The Gloster TC.33 was a large four-engined biplane designed for troop carrying and medical evacuation in the early 1930s. Only one was built.

==Design==
The Gloster (previously Gloucestershire) Aircraft Co. began aircraft design and manufacture in 1917. Up to 1930, all but one of their machines had been single-engined, the exception being the A.S.31, which was not originally a Gloster design but based on the de Havilland DH.67B. Thus the appearance in 1930 of the four-engined troop carrier (TC) TC.33 was a complete break from their tradition and indeed was the only four-engined aircraft that Gloster ever built.

It was designed to meet Air Ministry specification C.16/28, which required the ability to carry 30 troops and their equipment for 1,200 miles (1,930 km) and was the same specification that produced the Handley Page H.P.43 and the Vickers Type 163. The TC.33 was a large single bay biplane with no stagger and 7° sweepback. Both wings had metal lattice spars and metal ribs with fabric covering. The lower wing was unusual in that its centre section had marked anhedral so that the main spars met at the top of the fuselage, leaving the interior unobstructed. A similar arrangement, though with less anhedral was used by the slightly earlier Handley Page H.P.42 airliner. The outer end of this centre section was strut braced to the lower fuselage. The TC.33 was also unusual in having a lower wing of (slightly) greater span than the upper; most unequal span wings had a larger upper wing. The four evaporatively cooled Rolls-Royce Kestrel engines were mounted in two nacelles, each containing a tractor-pusher pair together with their steam condenser and mounted between the wings at the end of the centre section. They were each carried by two vertical struts above the nacelle, complicated strutting below and by further strutting to the lower wing roots.
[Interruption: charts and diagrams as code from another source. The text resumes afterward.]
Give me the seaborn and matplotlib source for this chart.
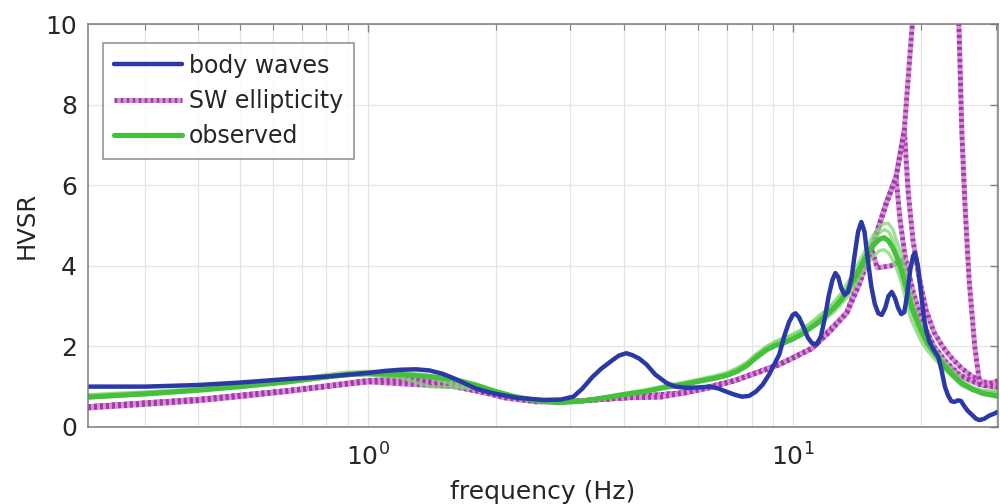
import math
import matplotlib
matplotlib.use("Agg")
import matplotlib.pyplot as plt
import seaborn as sns
from matplotlib.ticker import FixedLocator, FuncFormatter, NullFormatter, LogLocator
from matplotlib.lines import Line2D

# ---- body-wave HVSR ----
f_body = [0.22, 0.3, 0.4, 0.5, 0.65, 0.8, 1.0, 1.1, 1.2, 1.3,
          1.4, 1.5, 1.6, 1.7, 1.8, 1.9, 2.0, 2.25, 2.6, 2.85,
          3.05, 3.2, 3.38, 3.55, 3.77, 3.9, 4.06, 4.2, 4.35, 4.53,
          4.75, 5.05, 5.3, 5.6, 6.0, 6.4, 6.7, 7.0, 7.3, 7.6,
          7.9, 8.2, 8.5, 8.8, 9.05, 9.3, 9.55, 9.8, 10.0, 10.15,
          10.35, 10.6, 10.85, 11.1, 11.4, 11.65, 11.9, 12.15, 12.4, 12.6,
          12.8, 13.0, 13.25, 13.5, 13.75, 14.0, 14.25, 14.5, 14.75, 15.0,
          15.3, 15.6, 15.9, 16.2, 16.5, 16.8, 17.1, 17.4, 17.7, 18.0,
          18.3, 18.6, 18.9, 19.2, 19.4, 19.7, 20.0, 20.3, 20.6, 21.0,
          21.5, 22.0, 22.4, 22.8, 23.2, 23.6, 24.0, 24.5, 24.9, 25.3,
          25.8, 26.4, 27.0, 27.5, 28.2, 29.0, 29.8, 30.5]
v_body = [1.0, 1.0, 1.04, 1.1, 1.19, 1.25, 1.34, 1.39, 1.42, 1.43,
          1.4, 1.32, 1.2, 1.07, 0.95, 0.88, 0.82, 0.72, 0.67, 0.68,
          0.75, 0.95, 1.24, 1.45, 1.66, 1.77, 1.83, 1.78, 1.7, 1.55,
          1.3, 1.09, 1.0, 0.97, 0.98, 1.0, 0.95, 0.87, 0.8, 0.75,
          0.77, 0.88, 1.05, 1.3, 1.55, 1.8, 2.25, 2.6, 2.78, 2.82,
          2.72, 2.48, 2.22, 2.08, 2.05, 2.25, 2.7, 3.25, 3.65, 3.82,
          3.72, 3.45, 3.28, 3.35, 3.7, 4.3, 4.85, 5.09, 4.85, 4.2,
          3.5, 3.05, 2.82, 2.78, 2.95, 3.25, 3.35, 3.2, 2.95, 2.8,
          2.85, 3.3, 3.9, 4.25, 4.32, 4.0, 3.4, 2.8, 2.4, 2.1,
          1.9, 1.74, 1.4, 1.0, 0.78, 0.64, 0.62, 0.66, 0.64, 0.52,
          0.4, 0.3, 0.2, 0.17, 0.2, 0.28, 0.33, 0.38]

# ---- surface-wave ellipticity (several models) ----
f_sw1 = [0.22, 0.3, 0.4, 0.5, 0.65, 0.8, 1.0, 1.2, 1.5, 1.8, 2.1, 2.5, 3.0, 3.5,
         4.0, 4.9, 5.6, 6.4, 7.3, 8.4, 9.3, 10.2, 11.1, 12.2, 13.4, 14.3, 15.1,
         15.9, 16.6, 17.5, 18.3, 19.1, 19.8, 20.8, 22.0, 23.2, 24.1, 24.6, 25.0,
         25.4, 26.0, 26.8, 27.5, 28.3, 29.5, 30.5]
v_sw1 = [0.47, 0.56, 0.65, 0.75, 0.88, 1.0, 1.15, 1.2, 1.1, 0.9, 0.72, 0.62,
         0.63, 0.68, 0.72, 0.74, 0.85, 0.97, 1.15, 1.37, 1.55, 1.75, 1.95, 2.35,
         2.83, 3.5, 4.2, 4.95, 5.56, 6.2, 7.37, 9.98, 14.0, 25.0, 40.0, 25.0,
         13.0, 10.0, 7.3, 5.6, 3.65, 2.0, 1.1, 1.02, 1.1, 1.15]

f_sw2 = [0.22, 0.4, 0.65, 1.0, 1.3, 1.6, 2.0, 2.5, 3.0, 4.0, 5.6, 7.3, 9.3, 11.1,
         13.4, 15.1, 16.6, 17.5, 18.3, 18.7, 19.2, 19.8, 20.6, 21.5, 22.5, 23.7,
         25.0, 26.5, 28.0, 30.5]
v_sw2 = [0.5, 0.68, 0.9, 1.15, 1.12, 1.0, 0.8, 0.63, 0.63, 0.72, 0.85, 1.15,
         1.55, 1.95, 2.83, 4.2, 5.56, 6.2, 7.37, 5.8, 4.6, 3.75, 2.9, 2.35, 2.0,
         1.7, 1.45, 1.25, 1.12, 1.05]

f_sw3 = [0.22, 0.4, 0.65, 1.0, 1.3, 1.6, 2.0, 2.5, 3.0, 4.0, 5.6, 7.3, 9.3, 11.1,
         13.4, 15.1, 16.6, 17.5, 17.9, 18.4, 19.2, 20.2, 21.5, 23.0, 25.0, 27.5,
         30.5]
v_sw3 = [0.5, 0.68, 0.9, 1.12, 1.18, 1.05, 0.82, 0.64, 0.63, 0.72, 0.85, 1.15,
         1.55, 1.95, 2.83, 4.2, 5.56, 6.2, 5.1, 4.2, 3.35, 2.6, 2.0, 1.6, 1.25,
         1.05, 0.97]

f_sw4 = [0.22, 0.4, 0.65, 1.0, 1.3, 1.6, 2.0, 2.5, 3.0, 4.0, 5.6, 7.3, 9.3, 11.1,
         13.4, 14.6, 15.3, 15.8, 17.0, 18.2, 19.2, 20.5, 22.0, 24.0, 27.0, 30.5]
v_sw4 = [0.5, 0.68, 0.9, 1.12, 1.05, 1.0, 0.8, 0.63, 0.63, 0.72, 0.85, 1.15,
         1.55, 1.95, 2.83, 3.9, 4.45, 3.95, 4.0, 4.15, 3.0, 2.2, 1.7, 1.35, 1.1,
         1.0]

# ---- observed HVSR (main curve and individual recordings) ----
f_obs = [0.22, 0.3, 0.4, 0.5, 0.65, 0.8, 0.9, 1.0, 1.2, 1.4,
         1.6, 1.8, 2.0, 2.2, 2.5, 2.8, 3.2, 3.6, 4.0, 4.5,
         5.0, 5.5, 6.0, 6.5, 7.0, 7.4, 7.8, 8.2, 8.7, 9.1,
         9.5, 10.0, 10.5, 11.0, 11.5, 12.0, 12.5, 13.0, 13.5, 14.0,
         14.5, 15.0, 15.5, 16.0, 16.4, 16.8, 17.2, 17.6, 18.0, 18.5,
         19.0, 19.5, 20.0, 20.7, 21.5, 22.2, 23.0, 24.0, 25.0, 26.5,
         28.0, 30.5]
v_obs = [0.74, 0.82, 0.91, 1.0, 1.12, 1.24, 1.3, 1.32, 1.3, 1.25,
         1.18, 1.04, 0.88, 0.76, 0.65, 0.6, 0.64, 0.72, 0.8, 0.88,
         0.98, 1.05, 1.13, 1.2, 1.28, 1.38, 1.52, 1.72, 1.92, 2.02,
         2.08, 2.18, 2.3, 2.45, 2.6, 2.78, 2.95, 3.15, 3.4, 3.7,
         4.0, 4.3, 4.52, 4.66, 4.7, 4.62, 4.45, 4.2, 3.9, 3.45,
         3.0, 2.7, 2.42, 2.1, 1.85, 1.65, 1.45, 1.25, 1.08, 0.93,
         0.83, 0.76]
v_obs_a = [0.8, 0.87, 0.95, 1.03, 1.14, 1.28, 1.34, 1.36, 1.33, 1.22,
           1.05, 0.96, 0.86, 0.75, 0.64, 0.6, 0.65, 0.74, 0.83, 0.92,
           1.02, 1.1, 1.18, 1.26, 1.35, 1.46, 1.6, 1.8, 2.0, 2.12,
           2.2, 2.3, 2.42, 2.58, 2.72, 2.9, 3.1, 3.32, 3.6, 3.9,
           4.2, 4.5, 4.78, 4.95, 5.05, 5.05, 4.9, 4.6, 4.3, 3.8,
           3.25, 2.85, 2.52, 2.2, 1.95, 1.75, 1.55, 1.35, 1.15, 0.98,
           0.9, 0.85]
v_obs_b = [0.72, 0.8, 0.9, 0.98, 1.1, 1.22, 1.27, 1.3, 1.22, 1.0,
           0.98, 0.95, 0.85, 0.74, 0.63, 0.6, 0.63, 0.71, 0.8, 0.88,
           0.97, 1.04, 1.12, 1.2, 1.3, 1.42, 1.55, 1.75, 1.95, 2.08,
           2.15, 2.25, 2.35, 2.45, 2.55, 2.7, 2.85, 3.05, 3.25, 3.5,
           3.8, 4.05, 4.25, 4.38, 4.4, 4.32, 4.15, 3.9, 3.6, 3.1,
           2.65, 2.4, 2.15, 1.9, 1.7, 1.55, 1.38, 1.2, 1.02, 0.9,
           0.84, 0.8]
v_obs_c = [0.78, 0.85, 0.93, 1.02, 1.15, 1.3, 1.36, 1.38, 1.36, 1.28,
           1.15, 1.02, 0.9, 0.78, 0.66, 0.62, 0.66, 0.74, 0.82, 0.9,
           1.0, 1.08, 1.16, 1.24, 1.32, 1.45, 1.6, 1.8, 2.0, 2.1,
           2.2, 2.28, 2.4, 2.55, 2.75, 2.9, 3.05, 3.25, 3.5, 3.8,
           4.1, 4.4, 4.65, 4.82, 4.9, 4.85, 4.65, 4.35, 4.0, 3.5,
           2.9, 2.55, 2.3, 2.0, 1.8, 1.6, 1.42, 1.25, 1.08, 0.95,
           0.9, 0.88]

labels = ["body waves", "SW ellipticity", "observed"]
x_ticks_major = [1, 10]
y_ticks = [0, 2, 4, 6, 8, 10]

BLUE = "#2a38a8"
MAG_DARK = "#a03ca6"
MAG_LIGHT = "#dc8fdc"
GREEN = "#45c03a"
GREEN_LIGHT = "#7fd672"

sns.set_theme(style="white")
plt.rcParams["font.family"] = ["DejaVu Sans"]

fig = plt.figure(figsize=(10, 5.04), dpi=100)
ax = fig.add_axes([0.088, 0.153, 0.910, 0.799])
ax.set_xscale("log")

sw_style = dict(color=MAG_DARK, lw=3.6, linestyle=(0, (0.6, 0.6)),
                gapcolor=MAG_LIGHT)
for fx, vy in [(f_sw2, v_sw2), (f_sw3, v_sw3), (f_sw4, v_sw4), (f_sw1, v_sw1)]:
    sns.lineplot(x=fx, y=vy, ax=ax, estimator=None, sort=False, **sw_style)

for vy in [v_obs_a, v_obs_b, v_obs_c]:
    sns.lineplot(x=f_obs, y=vy, ax=ax, estimator=None, sort=False,
                 color=GREEN_LIGHT, lw=2.4, alpha=0.75)
sns.lineplot(x=f_obs, y=v_obs, ax=ax, estimator=None, sort=False,
             color=GREEN, lw=3.7)

sns.lineplot(x=f_body, y=v_body, ax=ax, estimator=None, sort=False,
             color=BLUE, lw=3.2)

ax.set_xlim(0.22, 30.4)
ax.set_ylim(0, 10)

ax.xaxis.set_major_locator(FixedLocator(x_ticks_major))
ax.xaxis.set_major_formatter(
    FuncFormatter(lambda v, p: r"$\mathregular{10^{%d}}$" % round(math.log10(v))))
ax.xaxis.set_minor_locator(LogLocator(base=10, subs=range(2, 10)))
ax.xaxis.set_minor_formatter(NullFormatter())
ax.set_yticks(y_ticks)

ax.grid(True, which="both", axis="x", color="#e4e4e4", lw=0.9)
ax.grid(True, which="major", axis="y", color="#e4e4e4", lw=0.9)
ax.set_axisbelow(True)

ax.tick_params(which="both", direction="in", top=True, right=True,
               color="#808080", labelsize=18)
ax.tick_params(which="major", length=6, width=1, pad=8)
ax.tick_params(axis="x", which="major", pad=12)
ax.tick_params(which="minor", length=4, width=0.8)
for s in ax.spines.values():
    s.set_color("#7a7a7a")
    s.set_linewidth(1.1)

ax.set_xlabel("frequency (Hz)", fontsize=18, labelpad=7)
ax.set_ylabel("HVSR", fontsize=17.5, labelpad=5)

handles = [
    Line2D([], [], color=BLUE, lw=3.2),
    Line2D([], [], **sw_style),
    Line2D([], [], color=GREEN, lw=3.7),
]
leg = ax.legend(handles, labels, loc="upper left", bbox_to_anchor=(0.0165, 0.953),
                borderaxespad=0, fontsize=17, handlelength=2.9, handletextpad=0.3,
                labelspacing=0.48, borderpad=0.45, frameon=True, fancybox=False)
leg.get_frame().set_edgecolor("#707070")
leg.get_frame().set_linewidth(1.1)

fig.savefig("out.png", dpi=100)
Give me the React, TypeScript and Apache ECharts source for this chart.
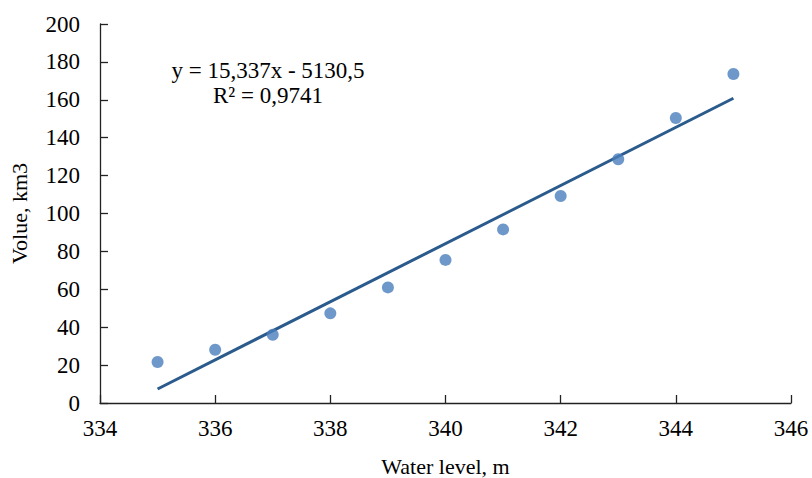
import React, { useEffect, useRef } from "react";
import * as echarts from "echarts";

const levels = [335, 336, 337, 338, 339, 340, 341, 342, 343, 344, 345];
const volumes = [21.6, 28.1, 36.0, 47.3, 61.0, 75.5, 91.6, 109.2, 128.6, 150.4, 173.6];
const trendX = [335, 345];
const trendY = [7.4, 160.8];
const equationText = "y = 15,337x - 5130,5";
const r2Text = "R² = 0,9741";
const xTitle = "Water level, m";
const yTitle = "Volue, km3";

const FONT = '"Liberation Serif", "Times New Roman", serif';

export default function App() {
  const ref = useRef<HTMLDivElement>(null);
  useEffect(() => {
    if (!ref.current) return;
    const chart = echarts.init(ref.current, null, { renderer: "svg" });
    chart.setOption({
      animation: false,
      backgroundColor: "#ffffff",
      grid: { left: 100, right: 21, top: 24, bottom: 75, containLabel: false, outerBoundsMode: "none" },
      xAxis: {
        type: "value",
        min: 334,
        max: 346,
        interval: 2,
        name: xTitle,
        nameLocation: "middle",
        nameGap: 52,
        nameMoveOverlap: false,
        nameTextStyle: { fontFamily: FONT, fontSize: 22, color: "#000" },
        splitLine: { show: false },
        axisLine: { show: true, onZero: false, lineStyle: { color: "#222", width: 1.3 } },
        axisTick: { show: true, inside: true, length: 8, lineStyle: { color: "#222", width: 1.3 } },
        axisLabel: { fontFamily: FONT, fontSize: 23, color: "#000", margin: 14 },
      },
      yAxis: {
        type: "value",
        min: 0,
        max: 200,
        interval: 20,
        name: yTitle,
        nameLocation: "middle",
        nameGap: 70,
        nameMoveOverlap: false,
        nameRotate: 90,
        nameTextStyle: { fontFamily: FONT, fontSize: 22, color: "#000" },
        splitLine: { show: false },
        axisLine: { show: true, lineStyle: { color: "#222", width: 1.3 } },
        axisTick: { show: true, inside: true, length: 8, lineStyle: { color: "#222", width: 1.3 } },
        axisLabel: { fontFamily: FONT, fontSize: 23, color: "#000", margin: 20 },
      },
      graphic: [
        {
          type: "text",
          x: 268,
          y: 70,
          style: {
            text: equationText,
            fontFamily: FONT,
            fontSize: 23,
            fill: "#000",
            align: "center",
            verticalAlign: "middle",
          },
        },
        {
          type: "text",
          x: 268,
          y: 95,
          style: {
            text: r2Text,
            fontFamily: FONT,
            fontSize: 23,
            fill: "#000",
            align: "center",
            verticalAlign: "middle",
          },
        },
      ],
      series: [
        {
          type: "line",
          data: trendX.map((x, i) => [x, trendY[i]]),
          showSymbol: false,
          symbol: "none",
          lineStyle: { color: "#2A5B8C", width: 3 },
          z: 2,
        },
        {
          type: "scatter",
          data: levels.map((x, i) => [x, volumes[i]]),
          symbol: "circle",
          symbolSize: 12,
          itemStyle: { color: "#4A7EBB" },
          z: 3,
        },
      ],
    });
    return () => chart.dispose();
  }, []);
  return (
    <div
      ref={ref}
      style={{ position: "absolute", left: 0, top: 0, width: 812, height: 478 }}
    />
  );
}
The wide (22 ft 6 in (6.8 m)) split axle undercarriage had vertical legs from the front wing spar at the same point and bracing from the axles to the fuselage.

The fuselage was quite elegant, slender, oval in cross section and smoothly metal skinned. The cockpit was enclosed, but there were open gunners' positions at nose and tail. Like the cockpit, the long main cabin was heated and soundproofed. There was a large hatch in the floor for heavy loads with an integral hoist mounted above it, plus a smaller roof hatch through which loads could be lowered by crane. The biplane tail unit had conventional fabric covered endplate fins and rudders, but the tailplanes had an unusual configuration with the upper tailplane and elevator strut mounted above the fuselage and the much narrower chord lower part fixed to the lower fuselage.

==Development==
The TC.33 first flew on 23 February 1932. Development flying showed it had good performance but suffered from elevator and rudder flutter. The former was cured with mass balancing but the rudder flutter persisted, particularly in high speed dives until the rudders were redesigned. It was exhibited at the 1932 RAF Hendon Display and then went on to RAF Martlesham Heath for trials. Once in the air, the TC.33 was judged a pleasant machine to fly, but it was crucially let down by its full load take off performance. Even at Martlesham it was hard to get it off the ground in a reasonable distance. The undercarriage behaviour was also criticised. Because of these concerns over take off performance at English temperatures and altitudes, the Air Ministry did not place an order, judging it would not cope with the hot and high conditions found at many RAF fields across the Empire. Thus J9832 was the only one of its kind. Indeed, none of the C.16/28 contenders were awarded a production contract.